Querido/a lector/a, reconozco que cada vez que me siento delante del ordenador para preparar el comentario que ocupa este rincón, inicialmente, y aunque no tenga tema a desarrollar, siempre me exijo no volver a hablar del coronavirus. Te lo aseguro. Posiblemente porque el coronavirus está en todas partes: en los cerebros y en los medios de comunicación y tecnologías que, en esta difícil época de enclaustramiento, nos mantienen conectados con las personas y la actualidad.

Tanto es así, me refiero al agobio que pueden causar, que algunos psicólogos advierten de que una sobredosis de información sobre el coronavirus junto con la obligada soledad puede generar ansiedad. Pero además, mi cotidiana necesidad de no escribir del coronavirus también es porque parece que lo paraliza todo y no es así. Digo, que casi todo lo puede tapar o situar, respecto de los medios, en zona opaca u oscura. Pero a pesar de ello, la amplitud y pluralidad de lo que es la vida se abre camino y sigue con hechos e historias. Incluso en los hospitales están, entran y salen enfermos de otra realidad, y hay mujeres, madres, que siguen pariendo, dando la vida y mirando el mañana con esperanza. Así es que, por todo lo dicho, no quería ni quiero escribir del coronavirus.

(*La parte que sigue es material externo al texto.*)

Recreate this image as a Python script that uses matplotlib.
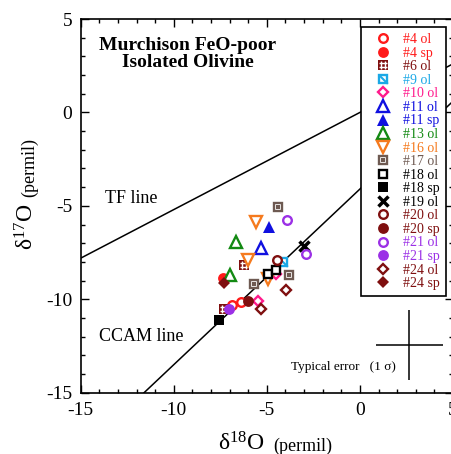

No obstante, cuando iba definitivamente a hablar de las Olimpiadas, de su cancelación, no me encontraba tranquilo y cambié a lo de siempre. No sé si es por la indignación que han provocado las declaraciones de la consellera de Sanidad sobre los médicos o porque, me guste o no, el coronavirus es una pandemia que afecta a todo el globo y a la humanidad y, en consecuencia, intentar ignorarlo sería algo así como mear fuera del tiesto. Más o menos.